December 16, 2014
The recovery process so far, in photos.
THE SOCKS OF INDEPENDENCE:
Seriously. I was so proud of myself when I got these socks on all by myself that I took a picture of them. Who's a big girl? I'm a big girl! Now can someone come help me put on some pants? Anyone?
A delightful assortment of medications for pain, nausea, and muscle spasms, plus an antibiotic and a blood thinner.
(And Colace, which where the party's really at, yo.)
(Guess which one isn't working. GO ON GUESS.)
THE MAGICAL HEALING ELIXER OF MAGIC:
Quite literally the greatest meal of my entire life, bar none, not exaggerating.

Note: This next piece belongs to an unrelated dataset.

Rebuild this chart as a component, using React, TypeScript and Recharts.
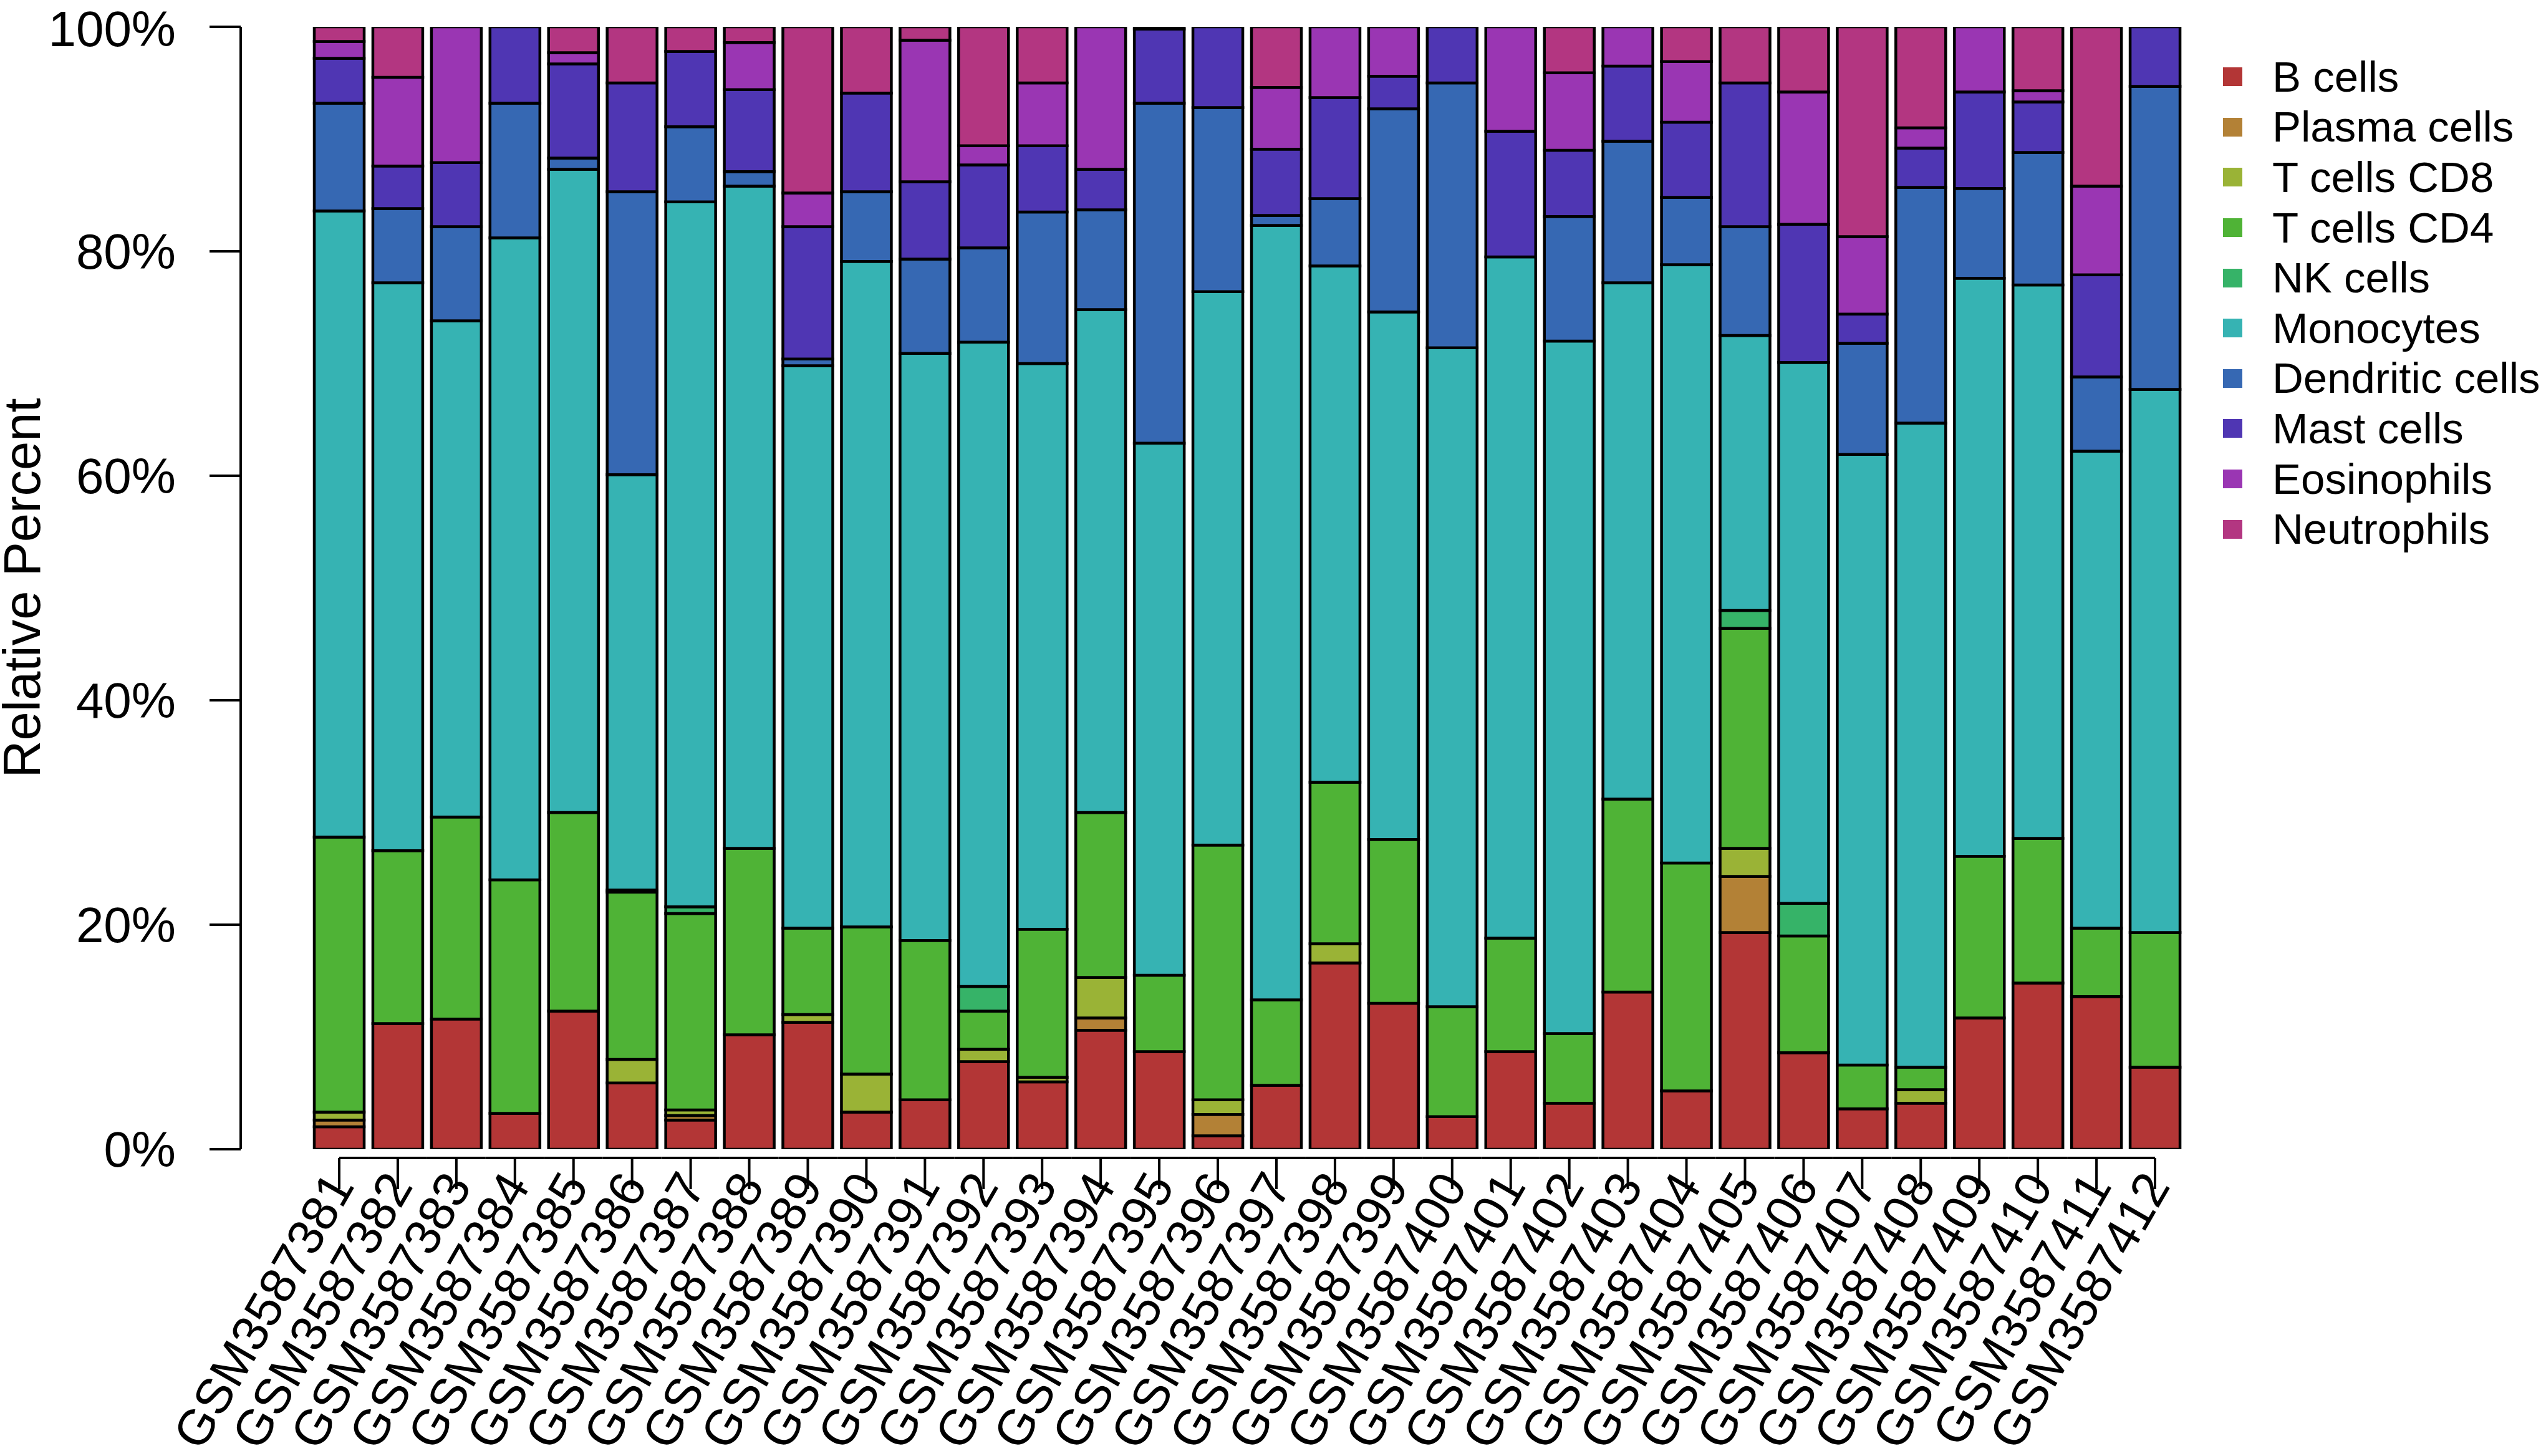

(At least until my next meal. Which will probably be more matzoh ball soup.)
MY MOST EXCELLENT COMPANY:
The boys know I had "surgery." Despite many, many attempts to describe what, exactly, "surgery" is, why I had it (verrrrry delicately and diplomatically explained, ay yi yi), and why they shouldn't worry about me (but also why I would prefer if they didn't pile-drive my abdomen for a couple weeks or so, THANKS FOR YOUR COOPERATION), I think they are all still a little fuzzy on the concept.
As long as I remain in bed, this whole scene is "Mom's Surgery." Noah particularly enjoys hanging out with Mom's Surgery. Because Mom's Surgery has hours upon hours to spend listening to nothing but Transformers Ninja Turtles Bone Legends of Korra Angry Birds Batman Superman and Minecraft Minecraft MINECRAFT.
This little face, though. Those little eyeballs. He prefers to hug my arms, pat my hair, kiss my hands and then stare at me just like that, basically willing Mom's Surgery to bite it and go away already so we can get back to the important business of pre-bedtime dance parties.
We'll get there soon, buddy. Just looking at this picture makes me feel a million times better.
(Ike's like, whatever. Grandma is here! And she made french toast! BYE MOM LUV YA OR WHATEVER.)